If her best friend is a guy, it could cause problems for your relationship because there will always be another guy with whom she's emotionally intimate. If they've known each other for a long time, she'll naturally feel comfortable hugging him and more than likely has confided in him a number of times on some very personal issues. He will be there for her when you're not and can offer her insight into your behaviors, especially when the two of you are having an argument. Because of this, you need to gradually phase him out and become her "go-to guy," the first person she thinks to call whenever she has good or bad news.
As you determine whether or not her male best friend poses a threat, you need to find out more about their history. Offer to meet the guy in order to get a feel for what his true intentions are. Doing this will allow you to determine whether he's a threat to your relationship or not by doing simple things like inquiring whether or not they were ever more than just friends, watching for flirting between the two, and gaining insight into his relationship history. Gathering this information about him will allow you to deal with the situation accordingly.

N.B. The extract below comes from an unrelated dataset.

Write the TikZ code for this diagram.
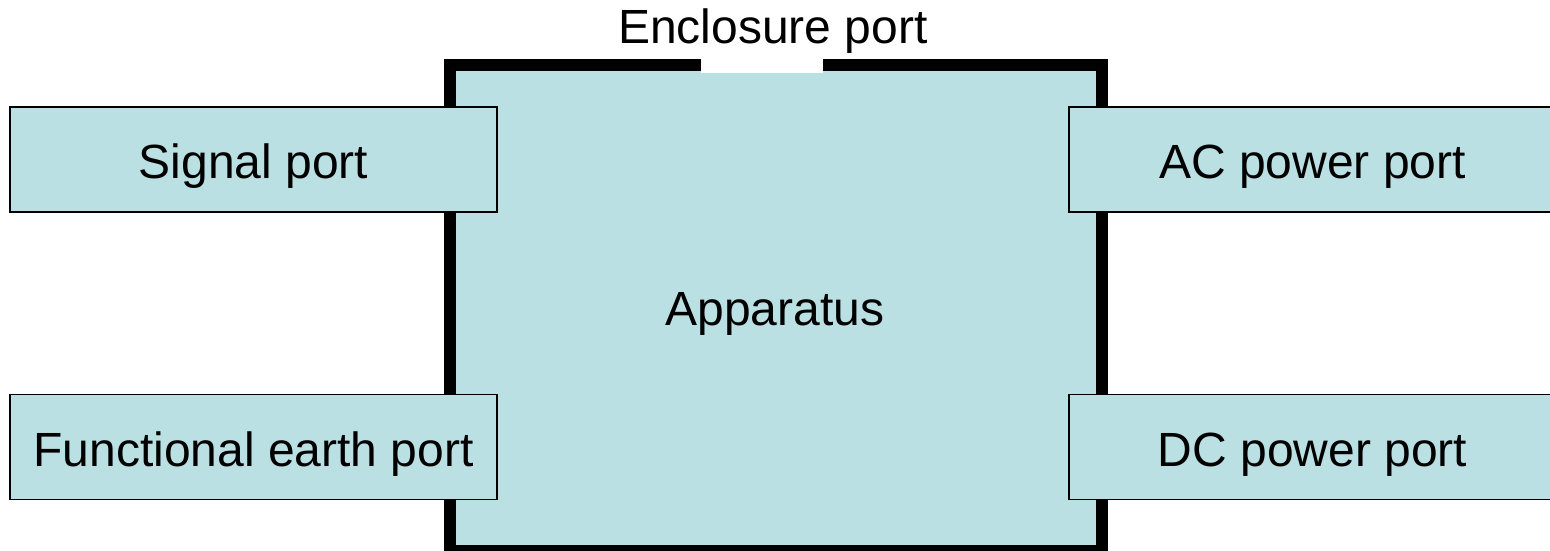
\documentclass[tikz,border=0pt]{standalone}
\usepackage{fontspec}
\setmainfont{Liberation Sans}
\definecolor{boxfill}{RGB}{186,224,227}
\begin{document}
\begin{tikzpicture}[x=1pt,y=-1pt,
  lbl/.style={font=\fontsize{48}{57}\selectfont, text height=38pt, text depth=0pt, inner sep=0pt},
  portbox/.style={lbl, draw=black, line width=1.5pt, fill=boxfill, minimum width=487pt, minimum height=105pt},
  mainbox/.style={lbl, draw=black, line width=12pt, fill=boxfill, minimum width=652pt, minimum height=486pt}]
\useasboundingbox (0,0) rectangle (1550,551);
\node[mainbox] (app) at (776,308) {};
\node[lbl] (applbl) at (775,306) {Apparatus};
\node[fill=white, inner sep=0pt, minimum width=122pt, minimum height=14pt] (gap) at (762,66) {};
\node[lbl, anchor=base, text height=, text depth=] (encl) at (773,44) {Enclosure port};
\node[portbox] (sig) at (253.5,159.5) {Signal port};
\node[portbox] (fe) at (253.5,447) {Functional earth port};
\node[portbox] (ac) at (1312.5,159.5) {AC power port};
\node[portbox] (dc) at (1312.5,447) {DC power port};
\end{tikzpicture}
\end{document}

Trust is key in every relationship, and the worst thing you can do is express unfounded jealousy and possessiveness because it makes you seem insecure and could drive her away for good. However, if your woman insists on always wanting to go over to her guy friend's house to hang out instead of spending quality time with you, buying him gifts, receiving mysterious phone calls from him, sending secret text messages and getting defensive whenever you mention the behaviors, there's probably more to it than just friendship and you have a reason to feel uncomfortable.
If she is really committed to you, then she should respect you enough to set some boundaries with her male friend, no matter how long she's known him. Although you can't make a woman do anything, you don't have to sit there and be a sucker. If she refuses to respect your feelings, it may be time to move on.